Dan: You sure do know how to pack a lot of dense, meaning-rich words into a small space! I like it. :)

I agree, and I'm looking forward to working out the details together in community with you.

leftistquaker said...

I lived with a Christian intentional community for nine years and it was the best decade of my life so far. My faith underwent a shift near the end of the time there, so I left and became a Quaker. I still have lots of friends in that community and live close enough that I can see those friends often.
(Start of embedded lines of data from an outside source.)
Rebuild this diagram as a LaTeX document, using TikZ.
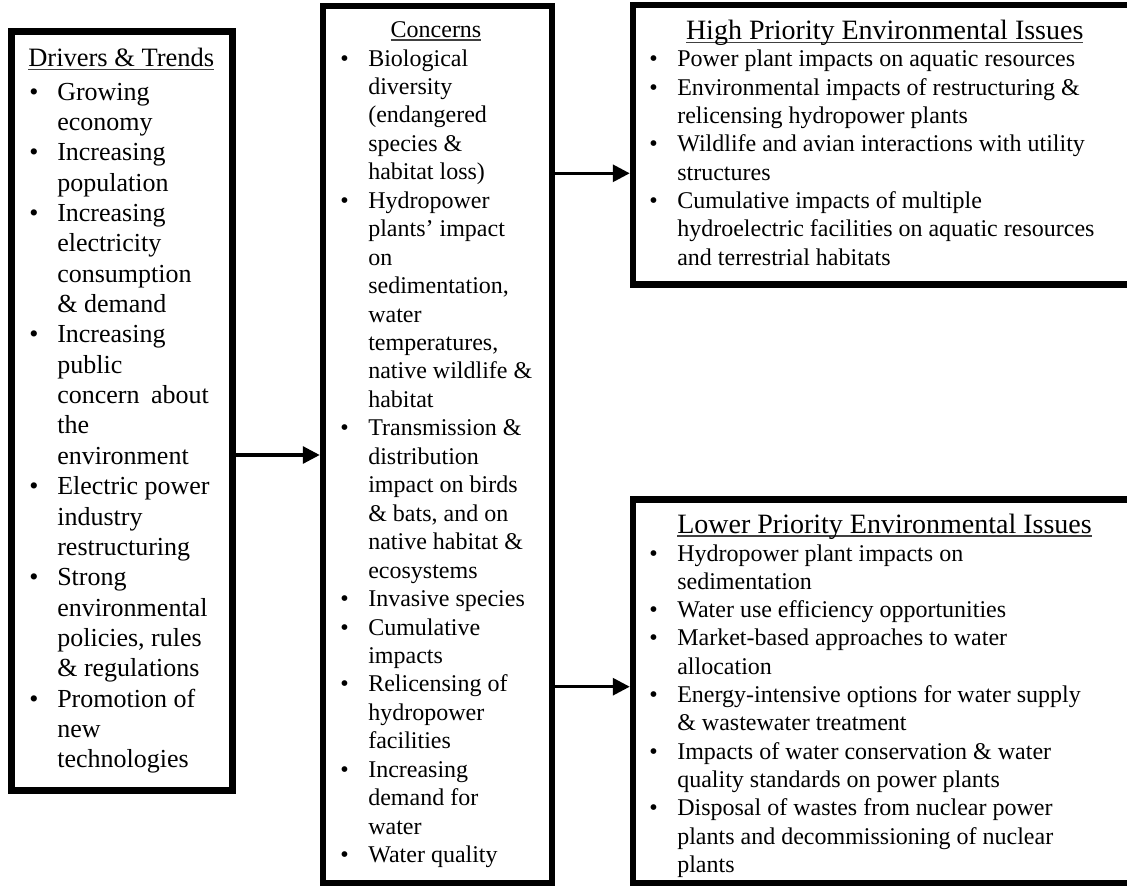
\documentclass[tikz,border=0pt]{standalone}
\usepackage{fontspec}
\setmainfont{Liberation Serif}
\usetikzlibrary{arrows.meta}
\newsavebox{\ulsave}
\newcommand{\ulhead}[1]{\sbox{\ulsave}{#1}\rlap{\color{black!75}\rule[-3.6pt]{\wd\ulsave}{1.5pt}}\usebox{\ulsave}}
\newcommand{\bl}{\makebox[28pt][l]{•}}
\newcommand{\fA}{\fontsize{26pt}{30.36pt}\selectfont}
\newcommand{\fAh}{\fontsize{26.5pt}{30pt}\selectfont}
\newcommand{\fB}{\fontsize{24pt}{28.45pt}\selectfont}
\newcommand{\fC}{\fontsize{24pt}{28.33pt}\selectfont}
\newcommand{\fH}{\fontsize{28pt}{32pt}\selectfont}
\tikzset{
  box/.style={draw=black, line width=6.5pt, rectangle, inner sep=0pt, fill=white},
  txt/.style={inner sep=0pt, outer sep=0pt, anchor=base west},
  ttl/.style={inner sep=0pt, outer sep=0pt},
  arr/.style={line width=3.2pt, -{Triangle[length=17pt,width=17pt]}},
}
\begin{document}
\begin{tikzpicture}[x=1pt,y=-1pt]
\useasboundingbox (0,0) rectangle (1127,886);
\clip (0,0) rectangle (1127,886);
\fill[white] (0,0) rectangle (1127,886);

% boxes
\node[box, minimum width=221pt, minimum height=759pt] (drivers) at (121.8,410.8) {};
\node[box, minimum width=229pt, minimum height=877pt] (concerns) at (437.5,444.5) {};
\node[box, minimum width=510pt, minimum height=279.7pt] (high) at (888,144.85) {};
\node[box, minimum width=510pt, minimum height=384pt] (low) at (888,691.5) {};

% drivers text
\node[ttl, anchor=base west, font=\fAh] (drivtitle) at (28.3,66.5) {\ulhead{Drivers \& Trends}};
\node[txt, font=\fA] (drivlist) at (29.3,100) {\begin{tabular}[t]{@{}l@{}l@{}}
\bl & Growing\\
 & economy\\
\bl & Increasing\\
 & population\\
\bl & Increasing\\
 & electricity\\
 & consumption\\
 & \& demand\\
\bl & Increasing\\
 & public\\
 & concern\hspace{5pt} about\\
 & the\\
 & environment\\
\bl & Electric power\\
 & industry\\
 & restructuring\\
\bl & Strong\\
 & environmental\\
 & policies, rules\\
 & \& regulations\\
\bl & Promotion of\\
 & new\\
 & technologies
\end{tabular}};

% concerns text
\node[ttl, anchor=base, font=\fB] (conctitle) at (436,37) {\ulhead{Concerns}};
\node[txt, font=\fB] (conclist) at (340.3,66) {\begin{tabular}[t]{@{}l@{}l@{}}
\bl & Biological\\
 & diversity\\
 & (endangered\\
 & species \&\\
 & habitat loss)\\
\bl & Hydropower\\
 & plants’ impact\\
 & on\\
 & sedimentation,\\
 & water\\
 & temperatures,\\
 & native wildlife \&\\
 & habitat\\
\bl & Transmission \&\\
 & distribution\\
 & impact on birds\\
 & \& bats, and on\\
 & native habitat \&\\
 & ecosystems\\
\bl & Invasive species\\
\bl & Cumulative\\
 & impacts\\
\bl & Relicensing of\\
 & hydropower\\
 & facilities\\
\bl & Increasing\\
 & demand for\\
 & water\\
\bl & Water quality
\end{tabular}};

% high priority text
\node[ttl, anchor=base west, font=\fH] (hightitle) at (686,39.5) {\ulhead{High Priority Environmental Issues}};
\node[txt, font=\fC] (highlist) at (649.3,66.7) {\begin{tabular}[t]{@{}l@{}l@{}}
\bl & Power plant impacts on aquatic resources\\
\bl & Environmental impacts of restructuring \&\\
 & relicensing hydropower plants\\
\bl & Wildlife and avian interactions with utility\\
 & structures\\
\bl & Cumulative impacts of multiple\\
 & hydroelectric facilities on aquatic resources\\
 & and terrestrial habitats
\end{tabular}};

% lower priority text
\node[ttl, anchor=base west, font=\fH] (lowtitle) at (677.3,533) {\ulhead{Lower Priority Environmental Issues}};
\node[txt, font=\fC] (lowlist) at (649.3,561) {\begin{tabular}[t]{@{}l@{}l@{}}
\bl & Hydropower plant impacts on\\
 & sedimentation\\
\bl & Water use efficiency opportunities\\
\bl & Market-based approaches to water\\
 & allocation\\
\bl & Energy-intensive options for water supply\\
 & \& wastewater treatment\\
\bl & Impacts of water conservation \& water\\
 & quality standards on power plants\\
\bl & Disposal of wastes from nuclear power\\
 & plants and decommissioning of nuclear\\
 & plants
\end{tabular}};

% connectors
\coordinate (ya) at (0,455);
\coordinate (yb) at (0,173.3);
\coordinate (yc) at (0,686.7);
\draw[arr] (drivers.east |- ya) -- (concerns.west |- ya);
\draw[arr] (concerns.east |- yb) -- (high.west |- yb);
\draw[arr] (concerns.east |- yc) -- (low.west |- yc);
\end{tikzpicture}
\end{document}
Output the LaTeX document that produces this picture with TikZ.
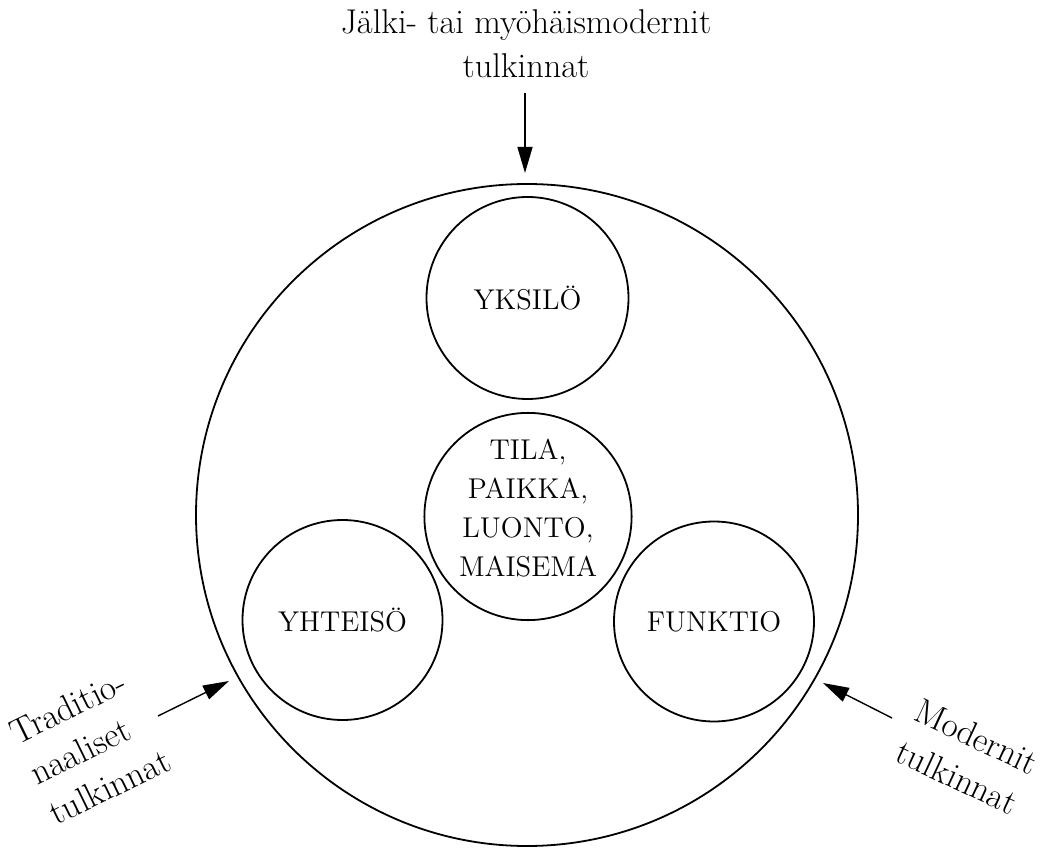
\documentclass[tikz,border=0pt]{standalone}
\usetikzlibrary{arrows.meta}
\begin{document}
\begin{tikzpicture}[x=0.5pt,y=-0.5pt,
  ring/.style={draw,circle,inner sep=0pt,line width=0.9pt},
  small/.style={ring,minimum size=101pt,font=\fontsize{14.3}{19.5}\selectfont,align=center},
  lbl/.style={inner sep=0pt,font=\fontsize{17.2}{22}\selectfont},
  rlbl/.style={inner sep=0pt,font=\fontsize{17.6}{22.4}\selectfont},
  arr/.style={line width=0.7pt,-{Triangle[length=13pt,width=7.5pt]}}]
\useasboundingbox (0,0) rectangle (1045,850);
% outer circle
\node[ring,minimum size=331pt] (outer) at (527,515) {};
% inner circles
\node[small] (yksilo) at (527.5,298) {YKSILÖ};
\node[small] (tila) at (528,516.5) {TILA,\\PAIKKA,\\LUONTO,\\MAISEMA\rule[-9pt]{0pt}{9pt}};
\node[small,minimum size=100pt] (yhteiso) at (342.5,620) {YHTEISÖ};
\node[small,minimum size=100pt] (funktio) at (714,621.5) {FUNKTIO};
% labels
\node[lbl,align=center] (top) at (526,44) {Jälki- tai myöhäismodernit\\tulkinnat};
\node[rlbl,align=left,rotate=26] (trad) at (90,746) {Traditio-\\naaliset\\tulkinnat};
\node[rlbl,align=left,rotate=-25] (mod) at (967,757) {Modernit\\tulkinnat};
% arrow end points
\coordinate (topA) at (525,93);
\coordinate (topB) at (525,173);
\coordinate (tradA) at (158,716);
\coordinate (tradB) at (229,681);
\coordinate (modA) at (892,718);
\coordinate (modB) at (823,683);
\draw[arr] (topA) -- (topB);
\draw[arr] (tradA) -- (tradB);
\draw[arr] (modA) -- (modB);
\end{tikzpicture}
\end{document}
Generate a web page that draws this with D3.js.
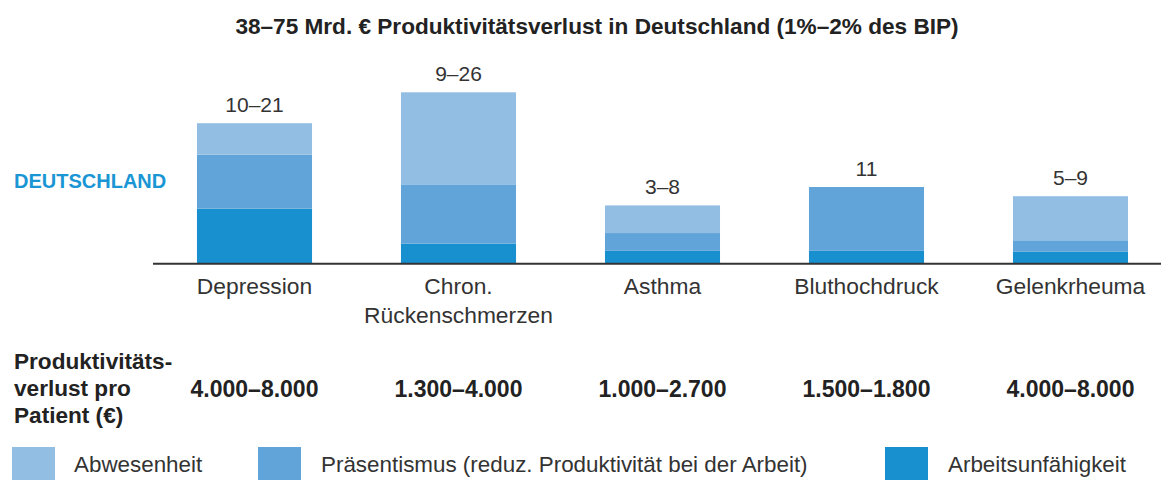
<!DOCTYPE html>
<html>
<head>
<meta charset="utf-8">
<script src="https://cdn.jsdelivr.net/npm/d3@7"></script>
<style>
  body { margin: 0; background: #fff; }
  svg { display: block; font-family: "Liberation Sans", Arial, Helvetica, sans-serif; }
</style>
</head>
<body>
<div id="chart"></div>
<script>
// categories and values (Mrd. €)
const categories = ["Depression", "Chron.\nRückenschmerzen", "Asthma", "Bluthochdruck", "Gelenkrheuma"];
const arbeitsunfaehigkeit = [8.3, 3.0, 1.9, 1.9, 1.8];
const praesentismus = [8.2, 9.0, 2.7, 9.7, 1.7];
const abwesenheit = [4.8, 14.0, 4.2, 0, 6.7];
const rangeLabels = ["10–21", "9–26", "3–8", "11", "5–9"];
const perPatient = ["4.000–8.000", "1.300–4.000", "1.000–2.700", "1.500–1.800", "4.000–8.000"];
const seriesNames = ["Abwesenheit", "Präsentismus (reduz. Produktivität bei der Arbeit)", "Arbeitsunfähigkeit"];

const width = 1161, height = 480;
const colors = {
  "Arbeitsunfähigkeit": "#1890d0",
  "Präsentismus (reduz. Produktivität bei der Arbeit)": "#60a4da",
  "Abwesenheit": "#93bee4"
};

const svg = d3.select("#chart").append("svg")
  .attr("width", width)
  .attr("height", height);

const x = d3.scaleBand()
  .domain(categories)
  .range([152.5, 1172.5])
  .paddingInner(0.436)
  .paddingOuter(0.218);

const y = d3.scaleLinear()
  .domain([0, 26])
  .range([263.3, 92.3]);

// stack bottom -> top
const rows = categories.map((c, i) => ({
  cat: c,
  "Arbeitsunfähigkeit": arbeitsunfaehigkeit[i],
  "Präsentismus (reduz. Produktivität bei der Arbeit)": praesentismus[i],
  "Abwesenheit": abwesenheit[i]
}));
const keys = ["Arbeitsunfähigkeit", "Präsentismus (reduz. Produktivität bei der Arbeit)", "Abwesenheit"];
const stacked = d3.stack().keys(keys)(rows);

svg.append("g")
  .selectAll("g")
  .data(stacked)
  .join("g")
    .attr("fill", d => colors[d.key])
  .selectAll("rect")
  .data(d => d)
  .join("rect")
    .attr("x", d => x(d.data.cat))
    .attr("y", d => y(d[1]))
    .attr("width", x.bandwidth())
    .attr("height", d => y(d[0]) - y(d[1]));

// axis line + category labels
const axis = svg.append("g")
  .attr("transform", "translate(0," + y(0) + ")")
  .call(d3.axisBottom(x).tickSize(0).tickSizeOuter(0));
axis.select(".domain").attr("stroke", "#333").attr("stroke-width", 2);
axis.selectAll(".tick text").remove();
axis.selectAll(".tick").append("text")
  .attr("fill", "#333")
  .attr("font-size", 22.8)
  .attr("text-anchor", "middle")
  .attr("y", 31)
  .selectAll("tspan")
  .data(d => d.split("\n"))
  .join("tspan")
    .attr("x", 0)
    .attr("dy", (d, i) => i === 0 ? 0 : 29)
    .text(d => d);

// range labels above bars
const totals = categories.map((c, i) => arbeitsunfaehigkeit[i] + praesentismus[i] + abwesenheit[i]);
svg.append("g")
  .selectAll("text")
  .data(categories)
  .join("text")
    .attr("x", d => x(d) + x.bandwidth() / 2)
    .attr("y", (d, i) => y(totals[i]) - 11)
    .attr("text-anchor", "middle")
    .attr("font-size", 21)
    .attr("fill", "#333")
    .text((d, i) => rangeLabels[i]);

// title
svg.append("text")
  .attr("x", 597)
  .attr("y", 34)
  .attr("text-anchor", "middle")
  .attr("font-size", 22.6)
  .attr("font-weight", "bold")
  .attr("fill", "#222")
  .text("38–75 Mrd. € Produktivitätsverlust in Deutschland (1%–2% des BIP)");

svg.append("text")
  .attr("x", 14)
  .attr("y", 188)
  .attr("font-size", 20)
  .attr("font-weight", "bold")
  .attr("fill", "#1a96d4")
  .text("DEUTSCHLAND");

// per patient row
const pp = svg.append("text")
  .attr("x", 14)
  .attr("font-size", 22.6)
  .attr("font-weight", "bold")
  .attr("fill", "#222");
["Produktivitäts-", "verlust pro", "Patient (€)"].forEach((t, i) => {
  pp.append("tspan").attr("x", 14).attr("y", 369 + i * 27).text(t);
});

svg.append("g")
  .selectAll("text")
  .data(categories)
  .join("text")
    .attr("x", d => x(d) + x.bandwidth() / 2)
    .attr("y", 397)
    .attr("text-anchor", "middle")
    .attr("font-size", 23)
    .attr("font-weight", "bold")
    .attr("fill", "#222")
    .text((d, i) => perPatient[i]);

// legend
const legendX = [12, 258, 885];
const leg = svg.append("g")
  .selectAll("g")
  .data(seriesNames)
  .join("g")
    .attr("transform", (d, i) => "translate(" + legendX[i] + ",447)");
leg.append("rect")
  .attr("width", 43)
  .attr("height", 43)
  .attr("fill", d => colors[d]);
leg.append("text")
  .attr("x", (d, i) => i === 0 ? 62 : 63)
  .attr("y", 25)
  .attr("font-size", 22.4)
  .attr("fill", "#333")
  .text(d => d);
</script>
</body>
</html>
I am considering moving back into their neighborhood, since they are still wonderful people, despite their confessional orthodoxy.

James Breiling said...

Learn from others.

How do the LDS (Mormons) conduct vigorous outreach, create and sustain a community and pay for their religious facilities -- all without (unless I'm mistaken) paid ministers/pastors.

How do JW's and others do the same thing.

And, how might our Meetinghouse sites and buildings be used to address one or more of our concerns? For example, at least one church in DC and another in Arlington County have expanded the uses of their properties to include newly constructed housing for low- and moderate-income families (for which there is a pressing need) while simultaneously replacing their too large and too expensive to maintain older facilities with new, right sized and far less expensive to care for facilities.

Small Farmer in The City said...

So bringing a practical thought to the matter at hand....if a meeting has a meeting house why not let a released minister and family live in the house and make it a model of what a house church and Christian family home are meant to be?

And depending on where the meeting house is, could it also become a neighborhood or community center? This might also help with outreach and generating additional funds for programs, overhead, etc.

Finally, perhaps we still miss the point if we don't make the effort to live as Quakers and make our presence known in the World. This will mean different things to different folks, but no matter how many released ministers we have, we are all obligated as Ministers of the Gospel to speak truth to power and honor that of God in all persons. Thoughts?